Jacques Ferron qualifiait l’ancienne Ville-Jacques-Cartier de far-west avant qu’elle soit relativement policée au sein de Longueuil. L’Arvida de Samuel Archibald a cette qualité rare de présenter la sauvagerie et la folie d’un lieu sans tomber dans la caricature, le jugement lapidaire, le coup de gueule et le règlement de compte. Parler d’une petite ville, narrer les archives orales et dispersées d’une région, faire de la monographie paroissiale le socle d’une écriture vive, qui contourne, détourne, retourne les mille récits qui fondent tout lieu, voilà le défi bien relevé dans ce recueil d’histoires. L’ensemble acquiert sa valeur, son unité non pas de personnages, de manières de dire, mais bien du génie un brin débraillé du lieu, cet Arvida utopique, puis obsolète, puis agglutiné à Jonquière.

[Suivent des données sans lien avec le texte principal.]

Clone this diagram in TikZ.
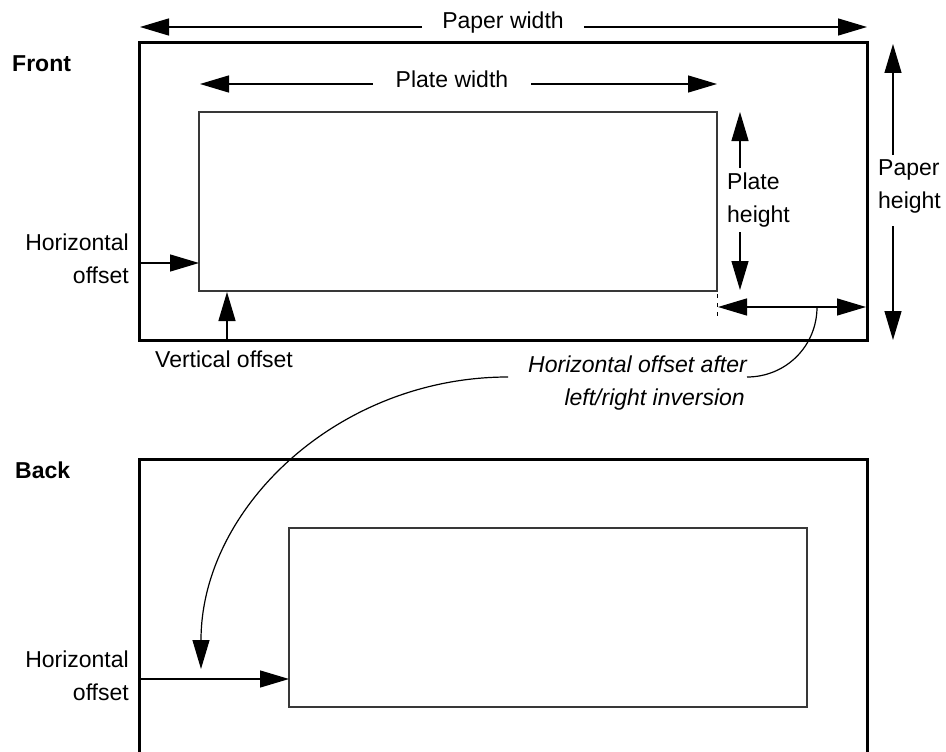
\documentclass[tikz,border=0pt]{standalone}
\usepackage{fontspec}
\setmainfont{Liberation Sans}
\usetikzlibrary{arrows.meta,calc}
\begin{document}
\begin{tikzpicture}[x=1pt,y=-1pt,
  tri/.style={-{Triangle[length=29pt,width=17pt]}},
  dtri/.style={{Triangle[length=29pt,width=17pt]}-{Triangle[length=29pt,width=17pt]}},
  dim/.style={line width=1.3pt},
  lead/.style={line width=1.2pt},
  paper/.style={line width=3pt},
  plate/.style={line width=1.5pt, draw=black!78},
  lbl/.style={font=\fontsize{23}{33}\selectfont, inner sep=0pt},
  head/.style={font=\fontsize{23}{33}\selectfont\bfseries, inner sep=0pt},
  note/.style={font=\fontsize{23}{33}\selectfont\itshape, inner sep=0pt},
]
\useasboundingbox (0,0) rectangle (946,752);

% ---------- Front ----------
\coordinate (fo1) at (139,43);
\coordinate (fo2) at (867,340);
\coordinate (fi1) at (199,112);
\coordinate (fi2) at (717,291);
\draw[paper] (fo1) rectangle (fo2);
\draw[plate] (fi1) rectangle (fi2);
\node[head, anchor=base west] (front) at (12,72) {Front};

% Paper width
\coordinate (pwL) at (140,27);
\coordinate (pwR) at (867,27);
\node[lbl, anchor=base, inner xsep=20pt] (pw) at (503,29) {Paper width};
\draw[dim,tri] (pw.west |- pwL) -- (pwL);
\draw[dim,tri] (pw.east |- pwR) -- (pwR);

% Plate width
\coordinate (plL) at (200,84);
\coordinate (plR) at (717,84);
\node[lbl, anchor=base, inner xsep=23pt] (plw) at (452,88) {Plate width};
\draw[dim,tri] (plw.west |- plL) -- (plL);
\draw[dim,tri] (plw.east |- plR) -- (plR);

% Plate height
\node[lbl, anchor=base west] (ph1) at (727,189) {Plate};
\node[lbl, anchor=base west] (ph2) at (727,222) {height};
\coordinate (phT) at (740,112);
\coordinate (phB) at (740,290);
\draw[dim,tri] (740,168) -- (phT);
\draw[dim,tri] (740,232) -- (phB);

% Paper height
\node[lbl, anchor=base west] (pah1) at (878,175) {Paper};
\node[lbl, anchor=base west] (pah2) at (878,208) {height};
\coordinate (pahT) at (893,44);
\coordinate (pahB) at (893,340);
\draw[dim,tri] (893,155) -- (pahT);
\draw[dim,tri] (893,226) -- (pahB);

% Horizontal offset (front)
\node[lbl, anchor=base east] (fho1) at (129,250) {Horizontal};
\node[lbl, anchor=base east] (fho2) at (129,283) {offset};
\coordinate (fhoS) at (139,263);
\draw[dim,tri] (fhoS) -- (fi1 |- fhoS);

% Vertical offset
\node[lbl, anchor=base west] (vo) at (155,367) {Vertical offset};
\coordinate (voS) at (227,340);
\draw[dim,tri] (voS) -- (227,292);

% Horizontal offset after inversion
\coordinate (hiL) at (718,307);
\coordinate (hiR) at (866,307);
\draw[line width=1pt, dash pattern=on 4pt off 5pt] (717,294) -- (717,319);
\draw[dim,dtri] (hiL) -- (hiR);
\node[note, anchor=base east] (hoa1) at (747,372) {Horizontal offset after};
\node[note, anchor=base east] (hoa2) at (745,405) {left/right inversion};
\coordinate (hiM) at (817,307);
\coordinate (hoaR) at (747,377);
\coordinate (hoaL) at (508,377);
\draw[lead] (hiM) .. controls (817,346) and (786,377) .. (hoaR);

% ---------- Back ----------
\coordinate (bi1) at (289,528);
\coordinate (bi2) at (807,707);
\draw[paper] (139,760) -- (139,459) -- (867,459) -- (867,760);
\draw[plate] (bi1) rectangle (bi2);
\node[head, anchor=base west] (back) at (15,478) {Back};

\node[lbl, anchor=base east] (bho1) at (129,667) {Horizontal};
\node[lbl, anchor=base east] (bho2) at (129,700) {offset};
\coordinate (bhoS) at (139,679);
\draw[dim,tri] (bhoS) -- (bi1 |- bhoS);

% big curved leader
\coordinate (bigT) at (201,669);
\draw[lead,tri] (hoaL) .. controls (338,377) and (201,508) .. (bigT);
\end{tikzpicture}
\end{document}
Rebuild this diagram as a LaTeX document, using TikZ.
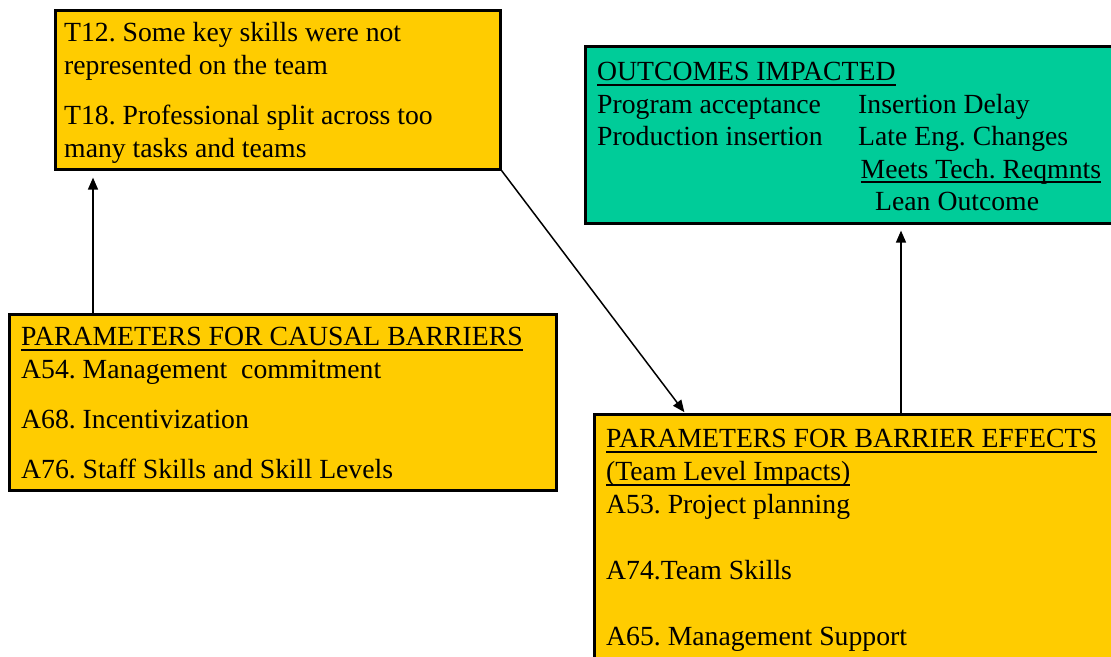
\documentclass[tikz,border=0pt]{standalone}
\usepackage{fontspec}
\setmainfont{Liberation Serif}
\usetikzlibrary{positioning,arrows.meta}
\definecolor{boxyellow}{HTML}{FFCC00}
\definecolor{boxgreen}{HTML}{00CC99}
\newcommand\undl[1]{\setbox0\hbox{#1}\rlap{\rule[-5pt]{\wd0}{1.8pt}}\box0}
\frenchspacing
\begin{document}
\begin{tikzpicture}[x=1pt, y=-1pt,
    box/.style={draw, line width=2.6pt, inner sep=0pt, anchor=north west, fill=boxyellow},
    txt/.style={inner sep=0pt, align=left, font=\fontsize{27.7}{33}\selectfont},
    arr/.style={-{Triangle[length=12pt,width=10pt]}, line width=1.5pt}]
\useasboundingbox (0,0) rectangle (1111,656);
\clip (0,0) rectangle (1111,656);

\node[box, minimum width=445pt, minimum height=159pt] (T) at (54,9) {};
\node[txt, below right=13pt and 10pt of T.north west] (Ttxt) {T12. Some key skills were not\\
    represented on the team\\[17pt]
    T18. Professional split across too\\
    many tasks and teams};

\node[box, minimum width=547pt, minimum height=176pt] (causal) at (8,313) {};
\node[txt, below right=14pt and 13pt of causal.north west] (causaltxt) {\undl{PARAMETERS FOR CAUSAL BARRIERS}\\
    A54. Management\ \ commitment\\[17pt]
    A68. Incentivization\\[17pt]
    A76. Staff Skills and Skill Levels};

\node[box, fill=boxgreen, minimum width=560pt, minimum height=177pt] (outcomes) at (584,45) {};
\node[txt, font=\fontsize{27.7}{32.5}\selectfont, below right=17pt and 13pt of outcomes.north west] (outcomestxt) {\undl{OUTCOMES IMPACTED}\\
    \makebox[261pt][l]{Program acceptance}Insertion Delay\\
    \makebox[261pt][l]{Production insertion}Late Eng. Changes\\
    \makebox[263.5pt]{}\undl{Meets Tech. Reqmnts}\\
    \makebox[278pt]{}Lean Outcome};

\node[box, minimum width=560pt, minimum height=260pt] (effects) at (593,413) {};
\node[txt, below right=16pt and 13pt of effects.north west] (effectstxt) {\undl{PARAMETERS FOR BARRIER EFFECTS}\\
    \undl{(Team Level Impacts)}\\
    A53. Project planning\\[33pt]
    A74.Team Skills\\[33pt]
    A65. Management Support};

\draw[arr, shorten >=7pt] ([xshift=85pt]causal.north west) -- ([xshift=85pt]causal.north west |- T.south);
\draw[arr, shorten >=1pt] (T.south east) -- ([xshift=92pt]effects.north west);
\draw[arr, shorten >=6pt] ([xshift=308pt]effects.north west) -- ([xshift=308pt]effects.north west |- outcomes.south);
\end{tikzpicture}
\end{document}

Ville fondée pour des besoins industriels, autour d’une usine, dans un lieu où « les routes interminables ne mènent nulle part », Arvida sert d’assise à l’entrée en littérature d’un raconteur d’histoires fort d’une belle capacité à écouter celles des autres. La ville ne trouve pas son relief dans une chronologie locale, dans une description des monuments d’importance ; aucun folklore, aucune nostalgie du terroir ne fondent ces histoires autour du pittoresque, du réalisme et du touristique. Au contraire, c’est la valeur de la transmission, c’est l’examen des témoignages fugaces de citoyens à la fois banals et forts en gueule qui permettent à Archibald d’arrimer son patelin d’origine à toutes les aventures mondiales, du 11 septembre à la Seconde Guerre mondiale en passant par Marcel Proust et le Canadien de Montréal.
Écouter la rumeur du monde à partir d’Arvida, c’est être contemporain d’un univers qui n’efface pas le passé, et agir d’une périphérie des choses qui transforme le regard porté sur les combines à faire, les manifestations du mystère, les exploits sportifs du passé, les sous vite faits et perdus, les voyages débridés et insatisfaisants, les pulsions sexuelles, violentes. C’est surtout construire un langage qui amalgame la parlure locale, les legs de grands romanciers, le vocabulaire familial dans le but de construire une fête des mots, des sons, où l’humour suinte à chaque page. Archibald file la métaphore de la madeleine proustienne pour montrer le déficit littéraire, voire culturel, qui guette le conteur d’histoires formé à Arvida, mais il sait aussi, en nomade de ces chemins américains vers nulle part et en lecteur de Stephen King, que les vertiges de l’immensité et les mystères encore à découvrir dans un lieu construit en une centaine de jours laissent place à d’autres formes syncopées de mémoire, formes qu’il possède d’instinct.